For years I have met with people who suffer from various degrees of depression. One question I sometimes ask is, ‘How much have you been watching TV news lately?’ The answer is almost always quite a lot. When the news gets turned off and replaced with carefully selected written sources, severe depression is sometimes curbed, and mild depression often disappears. Cynicism and negativity (garbage) in, depression and emotional malaise (garbage) out. It’s that simple.
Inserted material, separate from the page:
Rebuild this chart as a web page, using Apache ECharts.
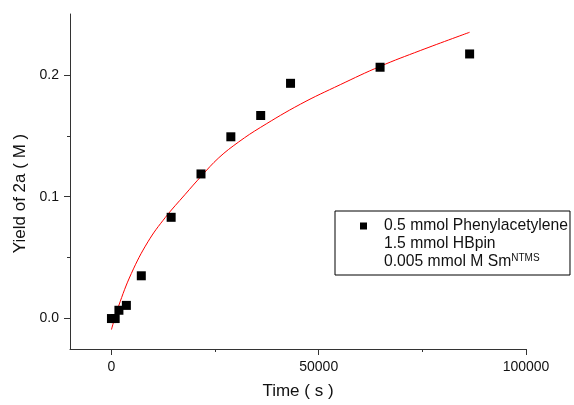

I recognize that a lot of the news IS bad. Facts are facts—good or bad—and while knowing them is no guarantee of coming up with the right answers, it’s the only hope for finding solutions to the problems we face. At the same time, however, the presence of negative facts is no reason to ignore the positive ones, which is what the news networks do. And, in spite of what they put on the screen, the existence of bad news is no reason to assume that all news is bad, all the time, and will forever remain bad—and boy [insert scary computer graphic here], you had better stay tuned so you can sit through the next deodorant commercial!

Domestic violence. Miscreants who should never have become parents hurting their children. Insipid celebrity drug and alcohol problems. Romances gone bad that turn into kidnap or murder. Do we really need to know about ALL of this garbage—day in and day out?

My advice? SHUT IT OFF! Drastically reduce your time staring at the cleverly scripted news programs. Know what you need to know, and put it into rational perspective. No news network is ever going to do that for you.